The Pittsburgh Steelers defeated the Philadelphia Eagles 38 to 29 to open their season with a 4-0 record. As commentators quickly noted, the last two times the Steelers opened 4-0, where 1978 and 1979 – seasons that ended with Lombardi Trophy presentations in Super Bowl XIII and Super Bowl XIV.
That’s an encouraging trend, but the way in which the Eagles game unfolded reveals that the 2020 Steelers still have much to improve upon if they’re to emulate the Super Steelers.
Steelers-Eagles First Half Shows Why You Play on the Field and Not Madden
There’s a reason why you play games on the field instead of simulating them in Madden, and Eagles game shows why. Pittsburgh and Philadelphia both brought aggressive, quarterback harassing defenses into the game.
- So it follows that the game would be a low-scoring defensive slugfest. Right?
Nope. During the final 20 minutes of the first half, the Steelers and Eagles alternated between 5 straight scoring drives. Officially, the Steelers got in the last word with Chris Boswell’s field goal, but the Eagles reached Pittsburgh’s 12 with an impressive two minute drill and would have scored had time not expired.
The first half’s “expect the unexpected” theme carried over until the end of the 2nd half.
Knock Out Punch Eludes the Steelers. Again.

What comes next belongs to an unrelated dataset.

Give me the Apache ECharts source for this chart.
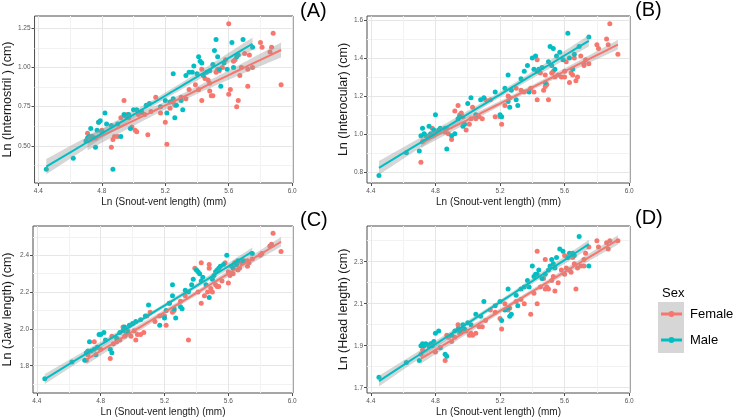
<!DOCTYPE html>
<html>
<head>
<meta charset="utf-8">
<script src="https://cdn.jsdelivr.net/npm/echarts@6/dist/echarts.min.js"></script>
<style>
html, body { margin: 0; padding: 0; background: #fff; }
#chart { width: 736px; height: 420px; }
</style>
</head>
<body>
<div id="chart"></div>
<script>
// Ln(SVL) per specimen, shared by all four panels
var femaleSVL = [4.71,4.72,4.76,4.78,4.80,4.86,4.87,4.88,4.90,4.92,4.94,4.95,4.96,4.97,4.99,5.01,5.02,5.03,5.05,5.07,
  5.09,5.11,5.14,5.17,5.20,5.21,5.23,5.25,5.26,5.30,5.33,5.35,5.39,5.41,5.43,5.43,5.45,5.47,5.48,5.48,
  5.49,5.50,5.52,5.53,5.54,5.56,5.58,5.60,5.60,5.61,5.63,5.64,5.65,5.66,5.67,5.68,5.70,5.72,5.72,5.73,
  5.75,5.80,5.81,5.86,5.87,5.88,5.93];
var maleSVL = [4.45,4.62,4.70,4.71,4.72,4.73,4.74,4.76,4.77,4.78,4.79,4.80,4.82,4.83,4.86,4.87,4.90,4.92,4.94,4.95,
  4.97,4.98,5.00,5.02,5.05,5.08,5.10,5.17,5.20,5.21,5.23,5.25,5.25,5.26,5.27,5.30,5.31,5.33,5.35,5.37,
  5.38,5.40,5.41,5.42,5.43,5.44,5.46,5.48,5.50,5.51,5.52,5.53,5.54,5.55,5.57,5.59,5.62,5.63,5.65,5.66,
  5.69,5.75];

// (A) internostril
var femaleA = [0.58,0.56,0.55,0.65,0.60,0.49,0.54,0.56,0.56,0.68,0.79,0.69,0.70,0.68,0.62,0.60,0.59,0.70,0.71,0.70,
  0.57,0.72,0.81,0.71,0.65,0.51,0.74,0.78,0.76,0.81,0.80,0.86,0.89,0.86,0.79,0.99,0.93,0.92,0.90,0.85,
  0.82,0.82,0.97,0.99,0.98,1.00,1.05,1.28,0.83,0.86,1.04,1.05,0.75,0.79,0.95,1.00,1.09,0.88,0.99,1.08,
  1.00,1.16,1.13,1.10,1.13,1.22,0.89];
var maleA = [0.35,0.42,0.53,0.55,0.56,0.61,0.56,0.49,0.60,0.65,0.66,0.59,0.71,0.64,0.63,0.35,0.64,0.56,0.70,0.69,
  0.70,0.61,0.73,0.73,0.72,0.76,0.77,0.75,0.79,0.71,0.78,0.80,0.96,0.68,0.76,0.79,0.73,0.95,0.97,0.97,
  1.01,0.96,1.07,1.04,1.03,0.95,0.97,0.98,1.02,1.11,1.18,1.07,0.99,0.88,1.03,0.99,1.16,1.00,1.07,1.08,
  1.18,1.13];

// (B) interocular
var femaleB = [0.85,0.96,0.99,1.03,1.01,1.01,1.03,1.00,0.97,1.12,1.15,1.10,1.11,1.09,1.02,1.05,1.08,1.14,1.08,1.09,
  1.08,1.18,1.18,1.09,1.09,1.05,1.15,1.20,1.19,1.24,1.23,1.22,1.24,1.22,1.18,1.39,1.32,1.23,1.25,1.31,
  1.26,1.18,1.32,1.33,1.30,1.31,1.30,1.33,1.30,1.38,1.27,1.32,1.31,1.40,1.28,1.30,1.41,1.36,1.37,1.39,
  1.37,1.47,1.45,1.50,1.47,1.58,1.42];
var maleB = [0.78,0.90,0.91,0.99,1.03,1.00,0.99,1.04,1.00,0.99,1.02,1.10,1.02,1.03,1.03,0.92,0.99,1.00,1.08,1.09,
  1.04,1.05,1.16,1.19,1.10,1.18,1.19,1.22,1.10,1.09,1.24,1.17,1.31,1.14,1.23,1.18,1.15,1.29,1.33,1.36,
  1.22,1.40,1.34,1.41,1.33,1.34,1.35,1.27,1.38,1.46,1.36,1.45,1.34,1.41,1.43,1.39,1.53,1.40,1.34,1.42,
  1.46,1.51];

// (C) jaw length
var femaleC = [1.83,1.86,1.93,1.90,1.89,1.84,1.96,1.92,1.93,1.94,2.01,1.96,1.97,1.99,1.96,1.99,1.94,1.97,1.97,1.98,
  2.07,2.09,2.04,2.07,2.07,2.02,2.14,2.09,2.10,2.15,2.18,1.94,2.33,2.20,2.14,2.36,2.18,2.20,2.33,2.35,
  2.22,2.20,2.24,2.23,2.23,2.26,2.36,2.25,2.31,2.29,2.30,2.36,2.35,2.32,2.33,2.36,2.37,2.34,2.37,2.36,
  2.38,2.40,2.41,2.45,2.46,2.52,2.42];
var maleC = [1.73,1.82,1.83,1.87,1.88,1.93,1.88,1.89,1.86,1.90,1.97,1.97,1.98,1.94,1.89,1.87,1.95,1.98,1.99,2.01,
  1.98,2.02,2.03,2.04,2.05,2.07,2.13,2.02,2.06,2.10,2.14,2.18,2.24,2.11,2.06,2.12,2.11,2.21,2.20,2.24,
  2.27,2.32,2.31,2.30,2.26,2.28,2.24,2.17,2.27,2.29,2.31,2.32,2.33,2.34,2.35,2.40,2.34,2.33,2.35,2.37,
  2.37,2.41];

// (D) head length
var femaleD = [1.86,1.88,1.90,1.91,1.87,1.83,1.95,1.94,1.92,1.94,2.00,1.96,1.97,1.98,1.97,1.95,1.96,1.95,1.96,1.99,
  1.99,2.02,2.07,2.06,2.03,1.98,2.10,2.07,2.08,2.11,2.12,2.10,2.05,2.15,2.10,2.35,2.18,2.22,2.31,2.17,
  2.18,2.17,2.21,2.23,2.16,2.20,2.26,2.24,2.33,2.27,2.26,2.25,2.32,2.29,2.17,2.27,2.28,2.31,2.28,2.34,
  2.37,2.40,2.37,2.39,2.36,2.40,2.40];
var maleD = [1.75,1.82,1.83,1.90,1.91,1.90,1.91,1.90,1.91,1.90,1.92,1.96,1.97,1.89,1.86,1.85,1.95,1.97,1.98,1.97,
  2.00,1.98,2.01,2.00,2.05,2.04,2.11,2.09,2.11,2.02,2.07,2.08,2.17,2.04,2.05,2.14,2.09,2.17,2.18,2.21,
  2.18,2.28,2.23,2.24,2.24,2.26,2.22,2.24,2.26,2.28,2.31,2.29,2.27,2.32,2.36,2.35,2.32,2.34,2.34,2.33,
  2.42,2.28];

var xTicks = [4.4, 4.8, 5.2, 5.6, 6.0];
var xMinor = [4.6, 5.0, 5.4, 5.8];
var yTicksA = [0.50, 0.75, 1.00, 1.25], yMinorA = [0.375, 0.625, 0.875, 1.125];
var yTicksB = [0.8, 1.0, 1.2, 1.4, 1.6], yMinorB = [0.9, 1.1, 1.3, 1.5];
var yTicksC = [1.8, 2.0, 2.2, 2.4], yMinorC = [1.7, 1.9, 2.1, 2.3, 2.5];
var yTicksD = [1.7, 1.9, 2.1, 2.3], yMinorD = [1.8, 2.0, 2.2, 2.4];

var FEMALE = '#F8766D', MALE = '#00BFC4';
var FONT = 'Liberation Sans, Arial, sans-serif';

var panels = [
  { tag: '(A)', title: 'Ln (Internostril ) (cm)', f: femaleA, m: maleA, ticks: yTicksA, minor: yMinorA, dec: 2,
    yMin: 0.262, yMax: 1.330, grid: { left: 32, top: 16, width: 261, height: 167 }, tagPos: [300, 1] },
  { tag: '(B)', title: 'Ln (Interocular) (cm)', f: femaleB, m: maleB, ticks: yTicksB, minor: yMinorB, dec: 1,
    yMin: 0.741, yMax: 1.621, grid: { left: 367, top: 16, width: 263, height: 167 }, tagPos: [635, 0] },
  { tag: '(C)', title: 'Ln (Jaw length) (cm)', f: femaleC, m: maleC, ticks: yTicksC, minor: yMinorC, dec: 1,
    yMin: 1.652, yMax: 2.559, grid: { left: 32, top: 226, width: 261, height: 167 }, tagPos: [300, 210] },
  { tag: '(D)', title: 'Ln (Head length) (cm)', f: femaleD, m: maleD, ticks: yTicksD, minor: yMinorD, dec: 1,
    yMin: 1.675, yMax: 2.470, grid: { left: 367, top: 226, width: 263, height: 167 }, tagPos: [635, 208] }
];

// linear fit with 95% confidence band, like geom_smooth(method = "lm")
function lmBand(xs, ys) {
  var n = xs.length, mx = 0, my = 0, sxx = 0, sxy = 0, sse = 0, i;
  for (i = 0; i < n; i++) { mx += xs[i]; my += ys[i]; }
  mx /= n; my /= n;
  for (i = 0; i < n; i++) { sxx += (xs[i] - mx) * (xs[i] - mx); sxy += (xs[i] - mx) * (ys[i] - my); }
  var b = sxy / sxx, a = my - b * mx;
  for (i = 0; i < n; i++) { var r = ys[i] - a - b * xs[i]; sse += r * r; }
  var s = Math.sqrt(sse / (n - 2)), t = 1.998;
  var ux = xs.filter(function (x, k) { return xs.indexOf(x) === k; }).sort(function (p, q) { return p - q; });
  return ux.map(function (x) {
    var yh = a + b * x, se = s * Math.sqrt(1 / n + (x - mx) * (x - mx) / sxx);
    return [x, yh, yh - t * se, yh + t * se];
  });
}

function pairs(xs, ys) {
  return xs.map(function (x, k) { return [x, ys[k]]; });
}

var grids = [], xAxes = [], yAxes = [], series = [], graphics = [];

panels.forEach(function (p, i) {
  grids.push({
    left: p.grid.left, top: p.grid.top, width: p.grid.width, height: p.grid.height,
    show: true, borderColor: '#4d4d4d', borderWidth: 1, backgroundColor: '#fff'
  });
  // main axes
  xAxes.push({
    type: 'value', gridIndex: i, min: 4.376, max: 6.005,
    name: 'Ln (Snout-vent length) (mm)', nameLocation: 'middle', nameGap: 14,
    nameTextStyle: { fontSize: 10, color: '#1a1a1a', fontFamily: FONT },
    axisLine: { show: false },
    axisTick: { show: true, length: 3, customValues: xTicks, lineStyle: { color: '#4d4d4d' } },
    axisLabel: { customValues: xTicks, fontSize: 6.5, color: '#555', margin: 5, fontFamily: FONT,
      formatter: function (v) { return v.toFixed(1); } },
    splitLine: { show: true, lineStyle: { color: '#e6e6e6', width: 1 } }
  });
  yAxes.push({
    type: 'value', gridIndex: i, min: p.yMin, max: p.yMax,
    name: p.title, nameLocation: 'middle', nameRotate: 90, nameGap: i % 2 === 0 ? 19 : 17,
    nameTextStyle: { fontSize: 12.5, color: '#1a1a1a', fontFamily: FONT },
    axisLine: { show: false },
    axisTick: { show: true, length: 3, customValues: p.ticks, lineStyle: { color: '#4d4d4d' } },
    axisLabel: { customValues: p.ticks, fontSize: 6.5, color: '#555', margin: 4, fontFamily: FONT,
      formatter: function (v) { return v.toFixed(p.dec); } },
    splitLine: { show: true, lineStyle: { color: '#e6e6e6', width: 1 } }
  });
  // minor grid axes
  xAxes.push({
    type: 'value', gridIndex: i, min: 4.376, max: 6.005,
    axisLine: { show: false }, axisLabel: { show: false },
    axisTick: { show: false, customValues: xMinor },
    splitLine: { show: true, lineStyle: { color: '#f2f2f2', width: 1 } }
  });
  yAxes.push({
    type: 'value', gridIndex: i, min: p.yMin, max: p.yMax,
    axisLine: { show: false }, axisLabel: { show: false },
    axisTick: { show: false, customValues: p.minor },
    splitLine: { show: true, lineStyle: { color: '#f2f2f2', width: 1 } }
  });

  var ax = 2 * i;
  var groups = [['Female', femaleSVL, p.f, FEMALE], ['Male', maleSVL, p.m, MALE]];
  groups.forEach(function (g) {
    series.push({
      name: g[0], type: 'scatter', xAxisIndex: ax, yAxisIndex: ax,
      data: pairs(g[1], g[2]), symbolSize: 5, z: 2,
      itemStyle: { color: g[3], opacity: 1 }, silent: true
    });
  });
  groups.forEach(function (g, gi) {
    var band = lmBand(g[1], g[2]);
    series.push({
      type: 'custom', xAxisIndex: ax, yAxisIndex: ax, z: 3 + gi * 2, silent: true,
      data: [[band[0][0], band[0][1]]],
      renderItem: function (params, api) {
        var up = band.map(function (r) { return api.coord([r[0], r[3]]); });
        var lo = band.map(function (r) { return api.coord([r[0], r[2]]); }).reverse();
        return { type: 'polygon', shape: { points: up.concat(lo) },
          style: { fill: 'rgba(153,153,153,0.4)', stroke: 'none' } };
      }
    });
    series.push({
      name: g[0], type: 'line', xAxisIndex: ax, yAxisIndex: ax, z: 4 + gi * 2, silent: true,
      data: band.map(function (r) { return [r[0], r[1]]; }),
      showSymbol: false, lineStyle: { color: g[3], width: 2 }, itemStyle: { color: g[3] }
    });
  });

  graphics.push({
    type: 'text', left: p.tagPos[0], top: p.tagPos[1],
    style: { text: p.tag, fontSize: 20, fill: '#000', fontFamily: FONT }
  });
});

// legend key background and title
graphics.push({ type: 'rect', left: 658, top: 302, shape: { width: 26, height: 51 }, style: { fill: '#d6d6d6' } });
graphics.push({ type: 'text', left: 662, top: 287, style: { text: 'Sex', fontSize: 13, fill: '#000', fontFamily: FONT } });

var chart = echarts.init(document.getElementById('chart'));
chart.setOption({
  animation: false,
  backgroundColor: '#fff',
  grid: grids,
  xAxis: xAxes,
  yAxis: yAxes,
  legend: {
    data: ['Female', 'Male'], orient: 'vertical', left: 661, top: 306, padding: 0,
    itemWidth: 21, itemHeight: 6, itemGap: 10, selectedMode: false,
    icon: 'path://M0,1.6 L21,1.6 L21,4.4 L0,4.4 Z M10.5,0 A3,3 0 1 1 10.49,0 Z',
    textStyle: { fontSize: 13, color: '#000', lineHeight: 16, fontFamily: FONT, padding: [0, 0, 0, 3] }
  },
  graphic: graphics,
  series: series
});
</script>
</body>
</html>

Even when Mike Tomlin’s Steelers have been at their best, they’ve still struggled to put teams away. To their credit, the Steelers began the 2nd half against the Eagles determined to land that knockout blow.
After feigning with a few chink-and-dink passes, Randy Fitchner dove right into his bag of tricks with jet sweep to Ray-Ray McCloud who streaked for 58 yards down to the Philadelphia 5. Two plays later, Fitchner was at it again when bunched Vance McDonald, Trey Edmunds and James Conner to the weakside only to have the trio act as blockers instead of receivers as Ben Roethlisberger hooked up with Chase Claypool for his 2nd touchdown of the day.

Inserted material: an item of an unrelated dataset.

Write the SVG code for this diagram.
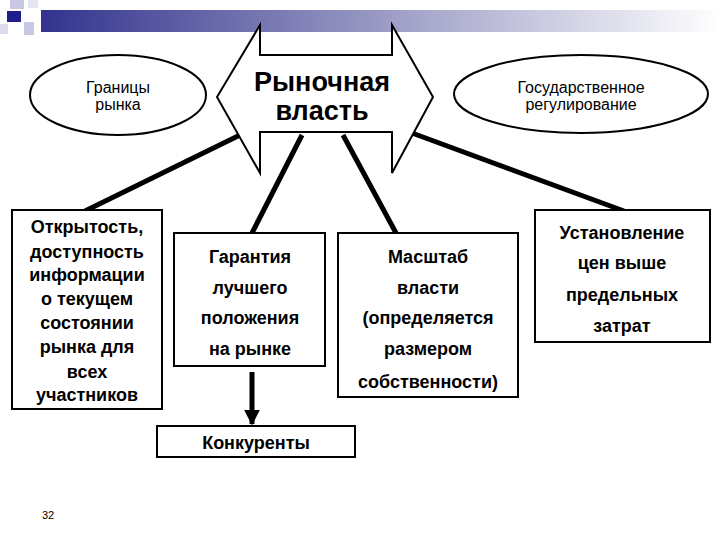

Steven Nelson ended the Eagles next drive after just two plays when he reclaimed possession for Pittsburgh at Philly’s 23 by picking off Carson Wentz. A quick pass to JuJu Smith-Schuster brought the Steelers to the goal line where James Conner marched into the end zone behind Kevin Dotson.
The Steelers had gone up by 17 points by scoring a touchdown, securing a turnover, and transforming that turnover into another touchdown. Mike Hilton opened the next series by sacking Carson Wentz to put Philadelphia further behind the 8 ball and barely 5 minutes had elapsed in the first half.
Finally it seemed, Pittsburgh had landed a knockout blow….
Eagles Exploit Steelers Secondary, Claw Their Way Back
….Except they hadn’t. Two plays later, Carlton Wentz converted a third down by finding Travis Fulgham for a field flipping 31 yard gain. A pass interference penalty on Joe Haden put the Eagles in the Red Zone, setting a Philadelphia touchdown and two point conversion that was all too easy.
Carson Wentz and Travis Fulgham continued to use and abuse the Steelers secondary and scored on their next possession, cutting the Steelers lead to two. The Steelers responded with a workman like, clock consuming drive, but unfortunately Eric Ebron scuttled it by coughing up the ball to the Eagles at mid field with 6 minutes left.
Not only had the Steelers failed to knock out the Eagles, they appeared to be supplying them smelling salts….
Chase Claypool Closes It for Steelers, But Cleveland to Offer True Test
Fault the Steelers for letting the Eagles back into the game, but slamming the door shut with fantastic efforts on both sides of the ball. They also had help from Doug Pederson who tried a failed 57 yard field goal – towards Heinz Field’s open end no less – rather than punting to pin the Steelers inside their own 20.
Philadelphia seemed poised to get another shot as the Steelers quickly found themselves at 3rd and 8, but Ben Roethlisberger saw linebacker Nathan Gerry lined up over Chase Claypool in the slot, called an audible and watched Claypool slice through the middle of the Eagles secondary for a 35 yard touchdown that put the Steelers up 38 to 29.
- 4-0 is a very good place to be in the NFL and very rarely happens by accident.
But all is not rosy. Against the Eagles, the Steelers defense again proved it can end drives with Splash plays when necessary. But that same defense is also giving up just under 13 yards every time a pass is caught. As Jim Wexell points out on Steel City Insider, those are numbers characteristic of bottom feeders rather than championship contenders.
On the flip side, rookie Chase Claypool became the first Steeler since Roy Jefferson to score four touchdowns in one game, establishing himself as a difference maker. Can Claypool become a consistent enough weapon to make up for a drop off in defense?
Time will tell, the Steelers certainly cannot be complacent when Cleveland comes to town next Sunday.